The above seven elements are necessary to capture the full picture of social anxiety. These are the components that go into the condition, but they do not tell the whole story. To do that, one needs to place them in the context of one’s learning and developmental history. That is, we need to understand the following: 1) what were the developmental origins of the social anxiety, with a particular focus on the attachment history and any history of trauma; 2) what is the current relational context and how skilled is the individual in navigating relationships in general; and 3) how did the “negatively reinforcing” avoidance pattern emerge and how do we understand the vicious psychological cycle that followed.

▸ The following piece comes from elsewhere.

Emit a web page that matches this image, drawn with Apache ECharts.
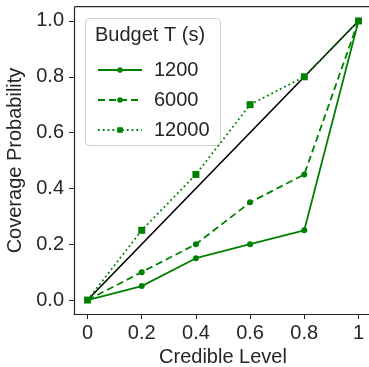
<!DOCTYPE html>
<html><head><meta charset="utf-8">
<script src="https://cdn.jsdelivr.net/npm/echarts@6/dist/echarts.min.js"></script>
<style>html,body{margin:0;padding:0;background:#fff}#c{width:369px;height:367px}</style>
</head><body><div id="c"></div>
<script>
const levels = [0, 0.2, 0.4, 0.6, 0.8, 1];
const xTicks = [0, 0.2, 0.4, 0.6, 0.8, 1];
const yTicks = [0, 0.2, 0.4, 0.6, 0.8, 1.0];
const cov1200 = [0, 0.05, 0.15, 0.2, 0.25, 1.0];
const cov6000 = [0, 0.1, 0.2, 0.35, 0.45, 1.0];
const cov12000 = [0, 0.25, 0.45, 0.7, 0.8, 1.0];
const diag = [[0, 0], [1, 1]];

const green = '#008000';
const txt = '#262626';
const font = 'Liberation Sans, Arial, sans-serif';
const pair = (ys) => levels.map((x, i) => [x, ys[i]]);

const chart = echarts.init(document.getElementById('c'));
chart.setOption({
  animation: false,
  grid: {left: 74, top: 7, right: -3, bottom: 53, containLabel: false, outerBoundsMode: 'none', show: false},
  xAxis: {
    type: 'value', min: -0.05, max: 1.05,
    name: 'Credible Level', nameLocation: 'middle', nameGap: 31,
    nameTextStyle: {fontSize: 20, color: txt, fontFamily: font},
    axisLine: {show: true, onZero: false, lineStyle: {color: txt, width: 1.2}},
    axisTick: {show: true, customValues: xTicks, length: 5, lineStyle: {color: txt}},
    axisLabel: {customValues: xTicks, fontSize: 20, color: txt, fontFamily: font, margin: 9,
      formatter: v => (v === 0 ? '0' : v === 1 ? '1' : v.toFixed(1))},
    splitLine: {show: false}
  },
  yAxis: {
    type: 'value', min: -0.05, max: 1.05,
    name: 'Coverage Probability', nameLocation: 'middle', nameGap: 45,
    nameTextStyle: {fontSize: 20, color: txt, fontFamily: font},
    axisLine: {show: true, onZero: false, lineStyle: {color: txt, width: 1.2}},
    axisTick: {show: true, customValues: yTicks, length: 5, lineStyle: {color: txt}},
    axisLabel: {customValues: yTicks, fontSize: 20, color: txt, fontFamily: font, margin: 10,
      formatter: v => v.toFixed(1)},
    splitLine: {show: false}
  },
  legend: {
    left: 92, top: 55, orient: 'vertical', itemWidth: 44, itemHeight: 7, itemGap: 10,
    data: ['1200', '6000', '12000'],
    textStyle: {fontSize: 20, color: txt, fontFamily: font, padding: [0, 0, 0, 7]}
  },
  graphic: [
    {type: 'rect', left: 85, top: 18, z: 0, shape: {width: 135, height: 127, r: 4},
      style: {fill: 'rgba(255,255,255,0.8)', stroke: '#d0d0d0', lineWidth: 1}},
    {type: 'text', x: 95, y: 35, z: 10, style: {text: 'Budget T (s)', fontSize: 20, fill: txt, fontFamily: font, verticalAlign: 'middle'}},
    {type: 'rect', left: 74, top: 6, z: 5, shape: {width: 300, height: 0}, style: {stroke: txt, lineWidth: 1.2}}
  ],
  series: [
    {type: 'line', name: 'diag', data: diag, showSymbol: false, symbol: 'none', z: 2,
      lineStyle: {color: '#000', width: 1.6}, itemStyle: {color: '#000'}},
    {type: 'line', name: '1200', data: pair(cov1200), symbol: 'circle', symbolSize: 6, z: 3,
      lineStyle: {color: green, width: 1.8, type: 'solid'}, itemStyle: {color: green}},
    {type: 'line', name: '6000', data: pair(cov6000), symbol: 'circle', symbolSize: 6, z: 3,
      lineStyle: {color: green, width: 1.8, type: [7, 4]}, itemStyle: {color: green}},
    {type: 'line', name: '12000', data: pair(cov12000), symbol: 'rect', symbolSize: 7, z: 3,
      lineStyle: {color: green, width: 1.8, type: [1.8, 3]}, itemStyle: {color: green}}
  ]
});
</script></body></html>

So, returning to the college student and continuing with his story to get the full picture, further assessment revealed a fairly comfortable family history, one in which he was “valued”, but was not known, meaning that he was never really given the chance to talk about who he was and what he felt inside. Then, as an adolescent, some opportunities emerged for him to interact with girls; for example, to ask them out on a date. This, however, evoked a tremendous anxiety, and he found himself repeatedly freezing whenever he encountered such an opportunity. He would then avoid the situation, which would relieve his immediate sense of fear, but over time he began to see himself as weak and ineffective. He wanted to date in part because he was lonely but even more so because his father communicated to him that prowess with women was a sign of being a real man. So he started feeling less and less like a real man. Then he had a very awkward encounter at a party, where a girl hit on him and he froze and left. She was a bit taken aback and then told some of his friends that he was “weird”. His friends then teased him and asked him if he was gay. This caused him to then become increasingly isolated and fearful of social exchanges. He was hoping to start new in college, but was overwhelmed with all the new relationships that were present and found himself isolating more and more. And the more he isolated the more his life deviated from what he hoped, the more self-critical he became, and ultimately started to slide into a clinical depressive episode.
Social anxiety is a relatively common psychological condition impacting approximately 7% of the population. It is associated with a number of impairments, and dramatically impacts psychological well-being overall. And it is not uncommon for folks to take 10 years or more of struggling with the condition prior to getting help. Hopefully, this blog helps folks understand this condition in greater depth, which then in turn sets the stage for earlier identification and more clear pathways for enhancing adaptive living for those struggling with it.